This is a stapling emergency.

All right, so, Staples is officially weird as hell.  And I’m not just bitter because they didn’t have a note card organizer with enough tabs to accommodate all the classes of html tags I’ve written down.  I’m not just saying that because all of their business card carriers were ugly and totally made for corporate dudes.  I was very bitter about my office supply shopping experience, yes, but that is not why I was really freaked out by the mutants that run that God-forsaken shit bin of paper clips and ultra white copy paper.

It’s because, when we were standing at the register so Agent Big Guns could pay for her stuff, we were approached by the store’s mascot.  He was wearing his Staples polo shirt, which had been washed one million times, and his pleat-front dress pants, which office supply store people always wear in that no-really-I-always-dress-this-professionally kind of way.  Of course, it was a sneak attack, so it wasn’t his attire I noticed first, it was his honking voice, as he came up behind us and screamed, “HOW WAS YOUR SHOPPING EXPERIENCE TODAY LAAAADIES?  DID WE FIND EVERYTHING WE NEEEEEEED?”

Now, I don’t know if I’m just naturally filled with guilt, but when he talked to us in that super-positive, overly-loud way, I immediately thought that one of us was going to be accused of stealing and tackled in the doorway.  It was so upbeat and loud that I thought for sure something was about to catch fire and kill us all.

So Big Guns says, “Um, good…yeah,” and I say “Yeah, thank you…”

The freak in the polo just stood there, staring at us.  JUST STOOD THERE, STARING AT US.  I don’t know how else to describe it; it was standing, and it was staring.  There were a few jerky, robotic little nods of the head here and there.  We both just looked at him, then at each other, then back at him, then more nervously at each other.  It was fucking out of control.  I looked plaintively at the check-out girl, who didn’t seem to notice that the entire world was sinking into a bog of awkward.  I think we stood there for about six and a half hours, this guy just staring us down.  All right, no, I don’t want to be over-dramatic so that everyone thinks I’m exaggerating the whole thing.  I will be 100% honest and say that it was a good 30 seconds of standing and staring at us.

Finally, finally, the bastard spoke up again.  “Oh!  Don’t thank me!  It’s MY job to thank YOU!  You’re the customer!  We wanna see you back here again!”

I hate it when retail employees say that shit.  It’s like, I get it.  I understand how it works.  If I don’t come in and buy stuff, the whole thing grinds to a halt.  Me Consumer, you Seller.  No doy, Staples.

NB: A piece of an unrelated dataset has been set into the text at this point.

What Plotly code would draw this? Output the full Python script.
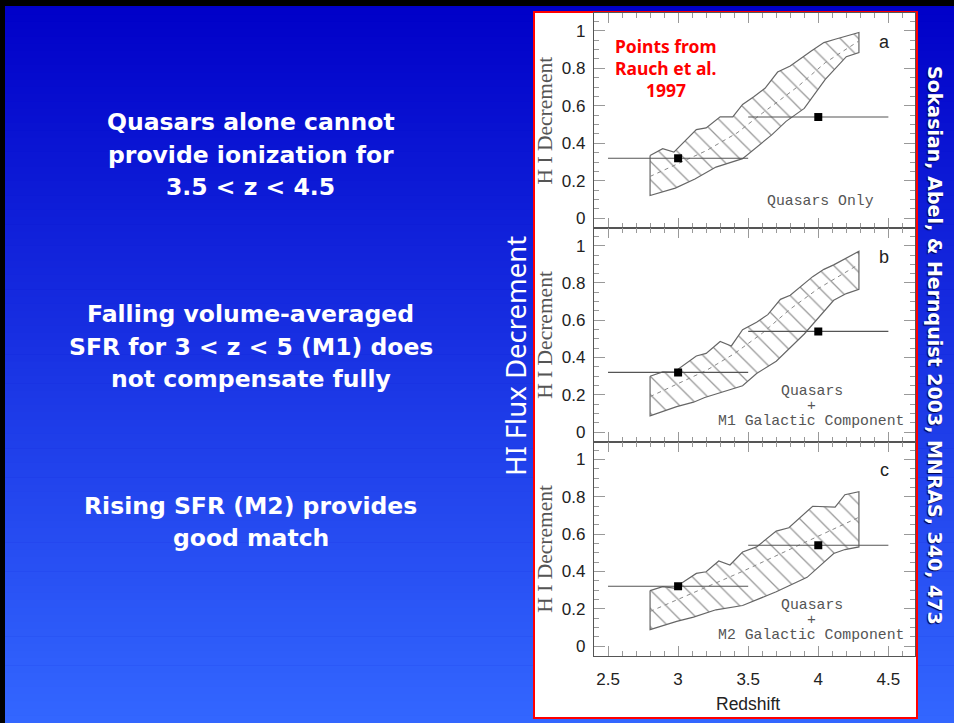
import plotly.graph_objects as go

W, H = 954, 723

# ---------------- data ----------------
# panel a : Quasars Only
a_up_x = [2.80, 2.89, 2.97, 3.13, 3.20, 3.30, 3.39, 3.46, 3.54, 3.62, 3.71, 3.80, 3.95, 4.04, 4.12, 4.29]
a_up_y = [0.335, 0.371, 0.353, 0.473, 0.482, 0.541, 0.541, 0.607, 0.648, 0.693, 0.780, 0.812, 0.892, 0.937, 0.955, 0.991]
a_lo_x = [2.80, 2.98, 3.12, 3.27, 3.46, 3.67, 3.77, 3.90, 4.05, 4.20, 4.29]
a_lo_y = [0.121, 0.161, 0.209, 0.273, 0.318, 0.446, 0.517, 0.586, 0.741, 0.862, 0.884]
a_mid_x = [2.80, 3.00, 3.20, 3.42, 3.60, 3.85, 4.05, 4.29]
a_mid_y = [0.223, 0.29, 0.36, 0.455, 0.56, 0.70, 0.83, 0.946]

# panel b : Quasars + M1
b_up_x = [2.80, 2.89, 2.97, 3.13, 3.20, 3.30, 3.38, 3.46, 3.56, 3.64, 3.73, 3.80, 3.96, 4.04, 4.11, 4.29]
b_up_y = [0.299, 0.323, 0.321, 0.408, 0.422, 0.486, 0.462, 0.549, 0.589, 0.630, 0.712, 0.734, 0.834, 0.873, 0.897, 0.970]
b_lo_x = [2.80, 2.99, 3.11, 3.19, 3.46, 3.56, 3.70, 3.90, 4.01, 4.11, 4.20, 4.29]
b_lo_y = [0.087, 0.136, 0.160, 0.185, 0.248, 0.314, 0.380, 0.526, 0.622, 0.707, 0.743, 0.766]
b_mid_x = [2.80, 3.00, 3.20, 3.40, 3.60, 3.80, 4.00, 4.29]
b_mid_y = [0.19, 0.26, 0.33, 0.42, 0.53, 0.66, 0.77, 0.90]

# panel c : Quasars + M2
c_up_x = [2.80, 2.89, 2.97, 3.13, 3.20, 3.29, 3.37, 3.46, 3.56, 3.70, 3.79, 3.96, 4.12, 4.19, 4.29]
c_up_y = [0.297, 0.318, 0.310, 0.389, 0.398, 0.456, 0.434, 0.504, 0.531, 0.616, 0.634, 0.749, 0.744, 0.811, 0.827]
c_lo_x = [2.80, 2.99, 3.11, 3.27, 3.46, 3.70, 3.92, 4.11, 4.19, 4.29]
c_lo_y = [0.088, 0.132, 0.155, 0.194, 0.217, 0.291, 0.368, 0.496, 0.517, 0.531]
c_mid_x = [2.80, 3.46, 4.29]
c_mid_y = [0.185, 0.40, 0.69]

# Rauch et al. 1997 points
obs_z = [3.0, 4.0]
obs_d = [0.32, 0.54]
obs_dz = [0.5, 0.5]

panel_letters = ["a", "b", "c"]
panel_labels = [["Quasars Only"],
                ["Quasars", "+", "M1 Galactic Component"],
                ["Quasars", "+", "M2 Galactic Component"]]

x_ticks = [2.5, 3, 3.5, 4, 4.5]
y_ticks = [0, 0.2, 0.4, 0.6, 0.8, 1]

left_blocks = [
    ["Quasars alone cannot", "provide ionization for", "3.5 < z < 4.5"],
    ["Falling volume-averaged", "SFR for 3 < z < 5 (M1) does", "not compensate fully"],
    ["Rising SFR (M2) provides", "good match"],
]
citation = "Sokasian, Abel, & Hernquist 2003, MNRAS, 340, 473"

# ---------------- helpers ----------------
def PX(x):
    return x / W

def PY(y):
    return 1 - y / H

def note(x, y, text, font, angle=0):
    return dict(x=PX(x), y=PY(y), xref="paper", yref="paper", text=text,
                xanchor="center", yanchor="middle", textangle=angle,
                showarrow=False, font=font)

fig = go.Figure()

# background gradient bands
top_c = (0, 0, 200)
bot_c = (51, 102, 255)
nb = 100
shapes = []
for i in range(nb):
    t = i / (nb - 1)
    col = "rgb(%d,%d,%d)" % tuple(round(top_c[k] + (bot_c[k] - top_c[k]) * t) for k in range(3))
    y0 = H * i / nb
    y1 = H * (i + 1) / nb + 0.6
    shapes.append(dict(type="rect", xref="paper", yref="paper", x0=0, x1=1,
                       y0=PY(y1), y1=PY(y0), fillcolor=col, line=dict(width=0), layer="below"))
# black border (top, left)
shapes.append(dict(type="rect", xref="paper", yref="paper", x0=0, x1=1, y0=PY(6), y1=1,
                   fillcolor="black", line=dict(width=0), layer="below"))
shapes.append(dict(type="rect", xref="paper", yref="paper", x0=0, x1=PX(5), y0=0, y1=1,
                   fillcolor="black", line=dict(width=0), layer="below"))
# white figure box with red border
shapes.append(dict(type="rect", xref="paper", yref="paper", x0=PX(534), x1=PX(917),
                   y0=PY(718), y1=PY(12), fillcolor="white",
                   line=dict(color="#ff0000", width=2), layer="below"))

panels = [
    (a_up_x, a_up_y, a_lo_x, a_lo_y, a_mid_x, a_mid_y),
    (b_up_x, b_up_y, b_lo_x, b_lo_y, b_mid_x, b_mid_y),
    (c_up_x, c_up_y, c_lo_x, c_lo_y, c_mid_x, c_mid_y),
]
axis_ids = [("x", "y"), ("x2", "y2"), ("x3", "y3")]

for (ux, uy, lx, ly, mx, my), (xa, ya) in zip(panels, axis_ids):
    px_ = ux + lx[::-1] + [ux[0]]
    py_ = uy + ly[::-1] + [uy[0]]
    fig.add_trace(go.Scatter(
        x=px_, y=py_, mode="lines", fill="toself",
        fillcolor="white",
        fillpattern=dict(shape="\\", fgcolor="#333333", bgcolor="white", size=13, solidity=0.1),
        line=dict(color="#666666", width=1.2), xaxis=xa, yaxis=ya, showlegend=False,
        hoverinfo="skip"))
    fig.add_trace(go.Scatter(
        x=mx, y=my, mode="lines", line=dict(color="#888888", width=1, dash="4px,4px"),
        xaxis=xa, yaxis=ya, showlegend=False, hoverinfo="skip"))
    fig.add_trace(go.Scatter(
        x=obs_z, y=obs_d, mode="markers",
        marker=dict(symbol="square", size=8, color="black"),
        error_x=dict(type="data", array=obs_dz, color="#555555", thickness=1.1, width=0),
        xaxis=xa, yaxis=ya, showlegend=False))

xdom = [PX(594), PX(915)]
ydoms = [[PY(228), PY(13)], [PY(441.7), PY(228)], [PY(655.7), PY(441.7)]]
tickfont = dict(family="Liberation Sans, Arial, sans-serif", size=17, color="#222222")

layout = dict(
    width=W, height=H, margin=dict(l=0, r=0, t=0, b=0),
    paper_bgcolor="#0000c8", plot_bgcolor="rgba(0,0,0,0)",
    shapes=shapes, showlegend=False,
)

for i, (xa, ya) in enumerate(axis_ids):
    xname = "xaxis" if i == 0 else "xaxis%d" % (i + 1)
    yname = "yaxis" if i == 0 else "yaxis%d" % (i + 1)
    layout[xname] = dict(
        domain=xdom, anchor=ya, range=[2.4, 4.69], tickvals=x_ticks,
        ticks="inside", ticklen=10, tickwidth=1.3, tickcolor="#999999",
        minor=dict(dtick=0.1, tick0=2.5, ticks="inside", ticklen=5, tickwidth=1.2, tickcolor="#999999"),
        showline=True, linecolor="#555555", linewidth=1.3, mirror="allticks",
        showgrid=False, zeroline=False, showticklabels=(i == 2),
        tickfont=tickfont, ticklabelstandoff=8,
    )
    if i < 2:
        layout[xname]["matches"] = "x3"
    layout[yname] = dict(
        domain=ydoms[i], anchor=xa, range=[-0.052, 1.095], tickvals=y_ticks,
        ticks="inside", ticklen=11, tickwidth=1.3, tickcolor="#999999",
        minor=dict(dtick=0.05, tick0=0, ticks="inside", ticklen=5, tickwidth=1.2, tickcolor="#999999"),
        showline=True, linecolor="#555555", linewidth=1.3, mirror="allticks",
        showgrid=False, zeroline=False, tickfont=tickfont, ticklabelstandoff=4,
    )

fig.update_layout(**layout)

ann = []
# y-axis titles & panel labels
panel_centers = [(13 + 228) / 2, (228 + 441.7) / 2, (441.7 + 655.7) / 2]
letter_y = [42, 257, 470]
serif = dict(family="Liberation Serif, Times New Roman, serif", size=21.5, color="#555555")
for i in range(3):
    ann.append(note(545, panel_centers[i], "H I Decrement", serif, -90))
    ann.append(note(884, letter_y[i], panel_letters[i],
                    dict(family="Liberation Sans, Arial, sans-serif", size=18, color="#222222")))
mono = dict(family="Liberation Mono, Courier New, monospace", size=14.8, color="#555555")
ann.append(note(820, 201, panel_labels[0][0], mono))
for i, base in [(1, 391), (2, 605)]:
    ys = [base, base + 15, base + 30]
    xs = [812, 811, 811]
    for t, yy, xx in zip(panel_labels[i], ys, xs):
        ann.append(note(xx, yy, t, mono))

# red note
for t, yy in zip(["Points from", "Rauch et al.", "1997"], [46, 68, 90]):
    ann.append(note(666, yy, "<b>%s</b>" % t,
                    dict(family="Noto Sans, sans-serif", size=17.5, color="#ff0000")))

# x axis title
ann.append(note(748, 704, "Redshift",
                dict(family="Liberation Sans, Arial, sans-serif", size=17.5, color="#222222")))

# slide texts
block_y = [[122, 155, 187], [314, 347, 379], [506, 538]]
for lines, ys in zip(left_blocks, block_y):
    for t, yy in zip(lines, ys):
        ann.append(note(251, yy, "<b>%s</b>" % t,
                        dict(family="DejaVu Sans, Verdana, sans-serif", size=23.5, color="white")))

ann.append(note(515, 356, "HI Flux Decrement",
                dict(family="Noto Sans, sans-serif", size=27.5, color="white"), -90))
ann.append(note(935, 345, "<b>%s</b>" % citation,
                dict(family="DejaVu Sans, Verdana, sans-serif", size=19, color="white",
                     shadow="1px 1px 1px #000044"), 90))

fig.update_layout(annotations=ann)
fig.write_html("out.html")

So he’s standing there, and he’s said his piece, and Agent Big Guns and I sort of smile in that really obviously uncomfortable way, that makes you look like you haven’t been able to poop for two weeks.  There’s more nodding, more staring, and FINALLY the Office Prick just sort of melts away, into the background.  That’s about when, in an empty empty EMPTY (except for me and the tumbleweeds) store, another Staples employee (a short, skinny, cornrowed young man with his forearms held high, bent at the wrist) sashays past me, grazing against my back, and says “Essscuuuuuuuuse me?!”  I reacted by looking into the void that existed in the ten foot radius all around me, to be sure I wasn’t misjudging the amount of empty available space through which he could have walked.

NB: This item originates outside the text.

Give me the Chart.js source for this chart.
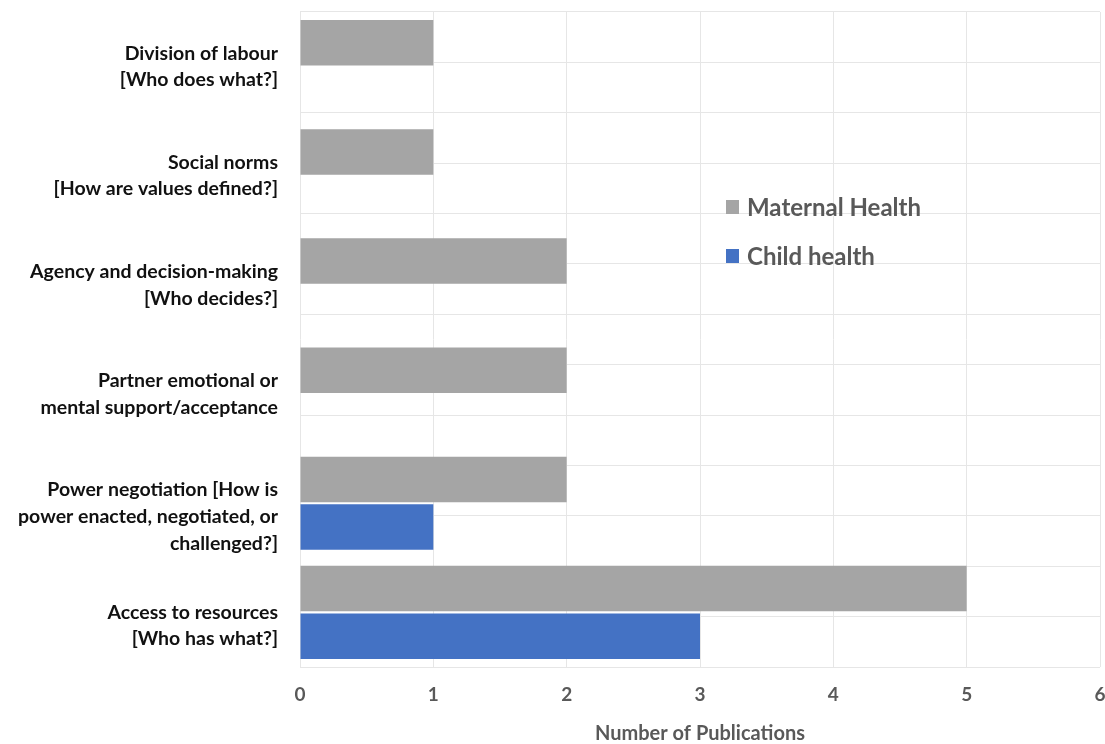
<!DOCTYPE html>
<html>
<head>
<meta charset="utf-8">
<title>Publications by gender dimension</title>
<script src="https://cdn.jsdelivr.net/npm/chart.js@4.4.1/dist/chart.umd.min.js"></script>
<style>
    html, body { margin: 0; padding: 0; background: #ffffff; }
    #wrap { width: 1105px; height: 744px; }
</style>
</head>
<body>
<div id="wrap"><canvas id="pubChart" width="1105" height="744"></canvas></div>
<script>
// Categories (top to bottom), multi-line labels
const categories = [
    ["Division of labour", "[Who does what?]"],
    ["Social norms", "[How are values defined?]"],
    ["Agency and decision-making", "[Who decides?]"],
    ["Partner emotional or", "mental support/acceptance"],
    ["", "Power negotiation [How is", "power enacted, negotiated, or", "challenged?]"],
    ["", "Access to resources", "[Who has what?]"]
];

// Series values
const maternalHealth = [1, 1, 2, 2, 2, 5];
const childHealth = [0, 0, 0, 0, 1, 3];

// Axis
const xMin = 0;
const xMax = 6;
const xTitle = "Number of Publications";

const seriesNames = ["Maternal Health", "Child health"];
const seriesColors = ["#A5A5A5", "#4472C4"];

const FONT = "Lato, 'Open Sans', 'DejaVu Sans', sans-serif";
const GRID = "#e6e6e6";

// Legend drawn inside the plot area, like the original
const insideLegend = {
    id: "insideLegend",
    afterDraw(chart) {
        const ctx = chart.ctx;
        const area = chart.chartArea;
        const x = area.left + 426;
        const y0 = area.top + 195;
        ctx.save();
        ctx.font = "bold 24px " + FONT;
        ctx.textBaseline = "middle";
        ctx.textAlign = "left";
        chart.data.datasets.forEach((ds, i) => {
            const y = y0 + i * 49;
            ctx.fillStyle = ds.backgroundColor;
            ctx.fillRect(x, y - 7, 13, 14);
            ctx.fillStyle = "#595959";
            ctx.fillText(ds.label, x + 21, y + 1);
        });
        ctx.restore();
    }
};

const chart = new Chart(document.getElementById("pubChart"), {
    type: "bar",
    data: {
        labels: categories,
        datasets: [
            {
                label: seriesNames[0],
                data: maternalHealth,
                backgroundColor: seriesColors[0],
                categoryPercentage: 0.872,
                barPercentage: 0.956
            },
            {
                label: seriesNames[1],
                data: childHealth,
                backgroundColor: seriesColors[1],
                categoryPercentage: 0.872,
                barPercentage: 0.956
            }
        ]
    },
    options: {
        indexAxis: "y",
        responsive: false,
        animation: false,
        layout: { padding: { top: 12, right: 5, left: 0, bottom: 0 } },
        plugins: {
            legend: { display: false },
            tooltip: { enabled: false }
        },
        scales: {
            x: {
                min: xMin,
                max: xMax,
                ticks: {
                    stepSize: 1,
                    color: "#595959",
                    padding: 16,
                    font: { family: FONT, size: 19, weight: "bold" }
                },
                grid: { color: GRID, drawTicks: false },
                border: { display: false },
                title: {
                    display: true,
                    text: xTitle,
                    color: "#595959",
                    padding: { top: 4, bottom: 0 },
                    font: { family: FONT, size: 20, weight: "bold", lineHeight: 1 }
                },
                afterFit(scale) {
                    scale.height = 77;
                    scale.paddingLeft = 0;
                    scale.paddingRight = 0;
                }
            },
            y: {
                ticks: {
                    color: "#111111",
                    padding: 14,
                    autoSkip: false,
                    font: { family: FONT, size: 19.5, weight: "bold", lineHeight: 1.37 }
                },
                grid: { display: false },
                border: { display: false },
                afterFit(scale) {
                    scale.width = 300;
                    scale.paddingTop = 0;
                    scale.paddingBottom = 0;
                }
            },
            // extra axis only to draw the half-category grid lines
            yGrid: {
                type: "linear",
                position: "right",
                min: 0,
                max: categories.length * 2,
                ticks: { display: false, stepSize: 1 },
                grid: { color: GRID, drawTicks: false },
                border: { display: false },
                afterFit(scale) {
                    scale.width = 0;
                    scale.paddingTop = 0;
                    scale.paddingBottom = 0;
                }
            }
        }
    },
    plugins: [insideLegend]
});
</script>
</body>
</html>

And that’s when the slowest checkout girl in the universe started complaining about the fact that Prince was playing over our heads in the store.  “Is it like, the nineties or whuut?”  She stared at us and we both grimaced again.  Less than a yard away, the first crazy was yelling at another set of poor customers, “DID WE HAVE A GOOD SHOPPING EXPERIENCE TODAY?  IT’S MY JOB TO MAKE SURE YOU GUYS HAVE A GOOD SHOPPING EXPERIENCE.  WE’LL SEE YOU TOMORROW THEN, ALL RIGHT?!”

I can only think of one scenario in which you might go to Staples the day after you go to Staples.  It involves a stapling emergency which happens overnight and causes you to run out of the ten thousand staples you bought the day before.